Giochi d’altri tempi: le figurine “Panini”
Negli anni ’60 la “Panini” uscì con una fortunata serie di figurine di calciatori, con le immagini degli interpreti delle varie stagioni. Si sarebbe trattato di una trovata molto riuscita, destinata a durare per un paio di decenni. Le figurine dei nostri “eroi” finirono per costituire un elemento essenziale del nostro quotidiano.
Raramente si riusciva a completare l’album; mancava sempre, a fine stagione, qualche esemplare introvabile ma questo non inficiava minimamente la nostra corsa quotidiana in edicola per acquistare almeno qualche bustina. Le figurine non servivano solo – e tanto – per completare l’album ma, soprattutto, come elemento fondamentale dei nostri giochi fra ragazzi.
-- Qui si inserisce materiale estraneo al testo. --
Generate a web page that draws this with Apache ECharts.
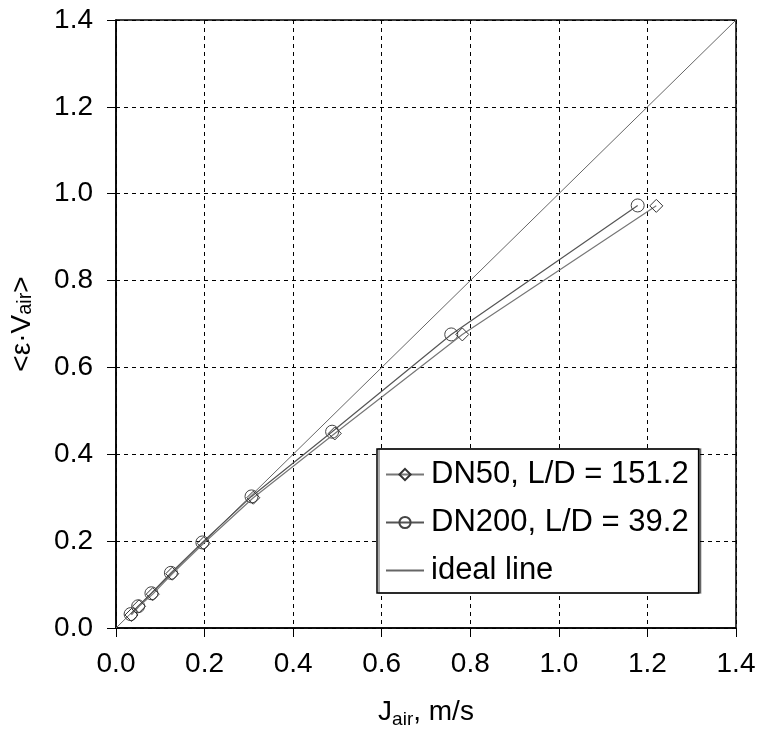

I molteplici doppioni finivano per divenire merce di scambio fra di noi e, soprattutto, oggetto delle nostre piccole “bische”, nel corso delle quali le usavamo come posta per i nostri giochi. Fra quelli più gettonati, c’erano le “pezze” e i “coppetti”. Le prime consistevano, essenzialmente, nel mettere a terra un certo numero di figurine per ciascun partecipante e attraverso le cosiddette “pezze” (frammenti di pietre levigate, mattoni o altro materiale inerte) cercare di avvicinarsi il più possibile al cumulo di figurine posizionate a terra. Una sorta di variante del gioco delle bocce, dove il pallino era costituito dalle figurine e le bocce dalle “pezze”. Chi, lanciando la “pezza”, si avvicinava di più alle figurine, vinceva e portava a casa tutto il malloppo. I “coppetti” erano una variante più agguerrita, nella quale le figurine venivano piegate ad angolo retto e posizionate su un piano rigido (pavimento di casa, banco di scuola, tavolo, etc.). Con la mano piegata in maniera concava (coppetto, appunto), si agitava il braccio dall’alto in basso, facendo sbattere la mano concava sul piano: il movimento dell’aria così provocato determinava un conseguente spostamento delle due figurine posizionate; se queste si rovesciavano di 180°, finendo per capovolgersi, l’autore del gesto vinceva le figurine.
Rapportate ai giorni nostri, sono giochi che fanno sorridere per la loro semplicità. Occorre calarsi nei panni di bambini di 50 anni fa, dove le alternative e le possibilità di svago non erano infinite. C’era, però, entusiasmo e voglia di vivere, che ci portava ad amare lo stare insieme all’aria aperta. Se si stava in casa era perché si era in punizione o malati. La strada foggiava anche il nostro carattere, costringendoci a misurarci, spesso a scontrarci, non infrequentemente a confrontarci. Nascevano amicizie spassionate, come raramente sarebbe accaduto nel corso delle nostre esistenze, presi come siamo da corse sfrenate, interessi frazionali, ambizioni, che finiscono per divenire un ostacolo alla nascita di sani sentimenti. Quegli anni passati per strada hanno rappresentato la prima palestra nella quale abbiamo appreso i rudimenti della convivenza e della condivisione, ingredienti essenziali di cui, colpevolmente, abbiamo privato i nostri figli, troppo spesso relegati, negli anni della loro prima formazione, in stanze chiuse, davanti a computer o video giochi. Abbiamo dato loro un’immagine distorta della vita, fatta di solitudine e individualismo. Scelte scellerate di cui oggi cominciamo a vedere gli effetti.